Cette approche sociale se traduit déjà par des résultats concrets : plus de 1 400 emplois créés (300 directs et 1000 indirects selon les données disponibles), s’inscrivant dans l’objectif national de création de 4 millions d’emplois d’ici 2025. Le secteur de la transformation des matières premières pourrait à lui seul générer 40 000 à 65 000 emplois d’ici 2030.
Les défis de la durabilité comme levier concurrentiel
Consciente des enjeux environnementaux et sociaux qui menacent l’accès aux marchés internationaux, Transcao a rejoint l’International Cocoa Initiative (ICI) en avril 2024 et obtenu la certification RainForest Alliance. Ces démarches visent à lutter contre la déforestation et le travail des enfants, deux fléaux qui pèsent sur l’image du cacao ivoirien.
Cette stratégie préventive transforme des contraintes réglementaires en avantages concurrentiels, particulièrement face aux exigences croissantes de l’Union européenne. Le “Programme de Cacao Durable” soutenu par Bruxelles à hauteur de 450 millions d’euros renforce cette dynamique.
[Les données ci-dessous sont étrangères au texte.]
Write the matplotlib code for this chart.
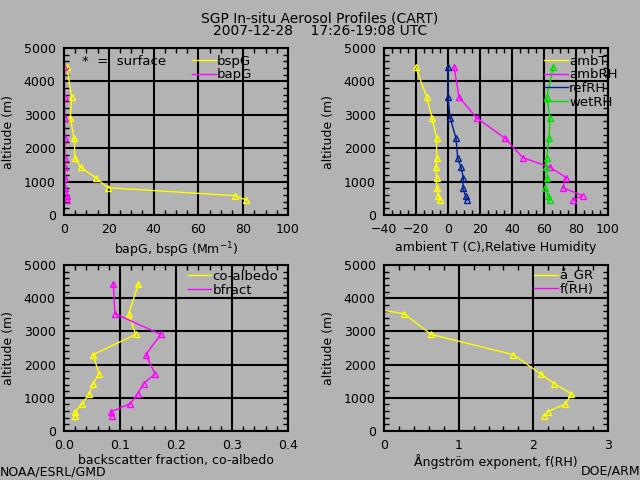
# SGP in-situ aerosol profiles, 4-panel IDL-style plot
import numpy as np
import matplotlib
matplotlib.use("Agg")
import matplotlib.pyplot as plt
from matplotlib.ticker import MultipleLocator

# Data
alt = [450, 580, 820, 1120, 1430, 1720, 2300, 2910, 3530, 4430]

bspG = [81.3, 76.3, 19.5, 14.1, 7.4, 4.9, 4.5, 2.8, 3.4, 1.3]
bapG = [1.5, 1.4, 0.6, 0.5, 0.4, 0.4, 0.3, 0.3, 0.3, 0.2]

ambT = [-5.0, -6.0, -7.1, -7.1, -7.5, -7.1, -7.1, -10.0, -13.3, -20.2]
ambRH = [78.3, 84.2, 71.7, 73.8, 63.8, 46.7, 35.6, 17.9, 6.9, 3.8]
refRH = [11.7, 11.0, 9.2, 9.6, 8.1, 6.0, 5.0, 1.3, 0.0, 0.0]
wetRH = [63.8, 62.7, 60.6, 62.1, 61.3, 61.7, 63.1, 63.8, 61.7, 65.8]

coalb = [0.020, 0.020, 0.032, 0.045, 0.052, 0.0625, 0.052, 0.128, 0.1155, 0.133]
bfract = [0.086, 0.084, 0.118, 0.1315, 0.142, 0.1625, 0.146, 0.173, 0.091, 0.088]

ang = [2.14, 2.19, 2.43, 2.51, 2.28, 2.10, 1.73, 0.63, 0.27, -2.15]

# Colours
BG = "#b3b3b3"
YEL = "#ffff00"
MAG = "#ff00ff"
NAVY = "#002090"
GRN = "#00e000"

plt.rcParams['font.family'] = 'DejaVu Sans'
plt.rcParams['font.size'] = 9

fig = plt.figure(figsize=(6.4, 4.8), dpi=100, facecolor=BG)


def make_axes(rect, xlim, xmaj, xmin, xlabel, lpad=3):
    ax = fig.add_axes(rect, facecolor=BG)
    ax.set_xlim(*xlim)
    ax.set_ylim(0, 5000)
    ax.xaxis.set_major_locator(MultipleLocator(xmaj))
    ax.xaxis.set_minor_locator(MultipleLocator(xmin))
    ax.yaxis.set_major_locator(MultipleLocator(1000))
    ax.yaxis.set_minor_locator(MultipleLocator(200))
    ax.grid(True, which='major', color='black', lw=1.5)
    ax.tick_params(which='both', direction='in', top=True, right=True,
                   colors='black')
    ax.tick_params(which='major', length=0, pad=6)
    ax.tick_params(which='minor', length=3.5, width=1)
    for s in ax.spines.values():
        s.set_color('black')
        s.set_linewidth(1.5)
    ax.set_xlabel(xlabel, labelpad=lpad)
    ax.set_ylabel("altitude (m)", labelpad=6)
    return ax


def prof(ax, x, color, label):
    ax.plot(x, alt, color=color, lw=1, marker='^', ms=4, mfc='none',
            mec=color, mew=1)
    # legend handle without marker
    ax.plot([], [], color=color, lw=1, label=label)


def leg(ax, x0, y0):
    handles, labels = ax.get_legend_handles_labels()
    ax.legend(handles=handles, labels=labels,
              loc='upper left', bbox_to_anchor=(x0, y0), frameon=False,
              borderpad=0, borderaxespad=0, handlelength=1.8,
              handletextpad=0.1, labelspacing=0.05, fontsize=9.5)


# Panel 1: scattering / absorption
ax1 = make_axes([0.1, 0.552, 0.35, 0.348], (0, 100), 20, 5,
                "bapG, bspG (Mm$^{-1}$)")
prof(ax1, bspG, YEL, "bspG")
prof(ax1, bapG, MAG, "bapG")
leg(ax1, 0.571, 0.96)
ax1.text(0.08, 0.922, "*  =  surface", transform=ax1.transAxes, va='center',
         fontsize=9.5)

# Panel 2: T and RH
ax2 = make_axes([0.6, 0.552, 0.35, 0.348], (-40, 100), 20, 5,
                "ambient T (C),Relative Humidity")
prof(ax2, ambT, YEL, "ambT.")
prof(ax2, ambRH, MAG, "ambRH")
prof(ax2, refRH, NAVY, "refRH")
prof(ax2, wetRH, GRN, "wetRH")
leg(ax2, 0.714, 0.96)

# Panel 3: backscatter fraction, co-albedo
ax3 = make_axes([0.1, 0.102, 0.35, 0.346], (0, 0.4), 0.1, 0.02,
                "backscatter fraction, co-albedo", lpad=1)
ax3.xaxis.set_major_formatter(matplotlib.ticker.FormatStrFormatter('%.1f'))
prof(ax3, coalb, YEL, "co-albedo")
prof(ax3, bfract, MAG, "bfract")
leg(ax3, 0.552, 0.97)

# Panel 4: Angstrom exponent, f(RH)
ax4 = make_axes([0.6, 0.102, 0.35, 0.346], (0, 3), 1, 0.2,
                "Ångström exponent, f(RH)", lpad=1)
prof(ax4, ang, YEL, "å_GR")
ax4.plot([], [], color=MAG, lw=1, label="f(RH)")
leg(ax4, 0.67, 0.98)

# Titles and credits
fig.text(0.5, 0.962, "SGP In-situ Aerosol Profiles (CART)", ha='center',
         va='center', fontsize=10)
fig.text(0.5, 0.935, "2007-12-28    17:26-19:08 UTC", ha='center',
         va='center', fontsize=10)
fig.text(0.0, 0.003, "NOAA/ESRL/GMD", ha='left', va='bottom')
fig.text(1.0, 0.005, "DOE/ARM", ha='right', va='bottom')

fig.savefig("out.png", dpi=100, facecolor=BG)
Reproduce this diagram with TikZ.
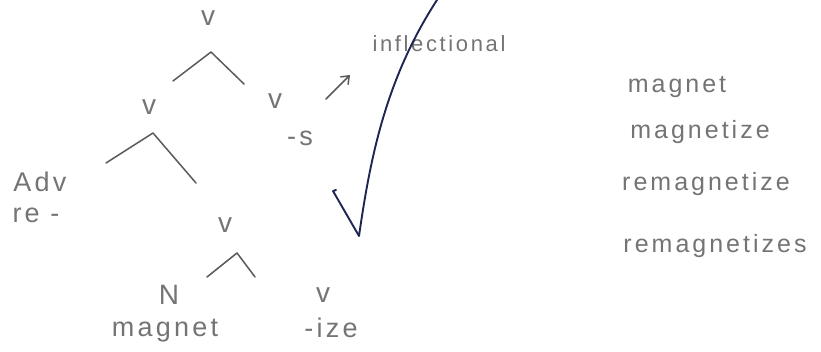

Vers une ambition chocolatière ?
Si Transcao se concentre actuellement sur la première transformation (masse de cacao, tourteau et beurre de cacao), l’intégration d’un centre de formation au chocolat dans le complexe PK 24 laisse entrevoir des ambitions plus larges. L’objectif à long terme pourrait être de positionner la Côte d’Ivoire comme un acteur majeur de l’industrie mondiale du chocolat, remettant en cause la domination des fabricants multinationaux.
Les marchés d’exportation se diversifient déjà : si l’Europe de l’Ouest reste privilégiée (75% des produits alimentaires via San Pedro), les États-Unis (26% des exportations de masse et tourteau), le Maroc (12,34%), le Mexique (12%) et l’Espagne (11,56%) offrent des débouchés prometteurs.
Un modèle reproductible
Le succès de Transcao dépasse les enjeux de la filière cacao. Cette expérience d’industrialisation publique pourrait servir de modèle pour valoriser d’autres matières premières ivoiriennes comme l’anacarde, le caoutchouc ou l’huile de palme.
Avec des perspectives de 3 à 4 milliards USD de revenus supplémentaires attendus de l’augmentation des exportations de cacao transformé, Transcao incarne la volonté ivoirienne de maîtriser son destin économique et de réduire sa dépendance aux fluctuations des cours mondiaux des matières premières brutes.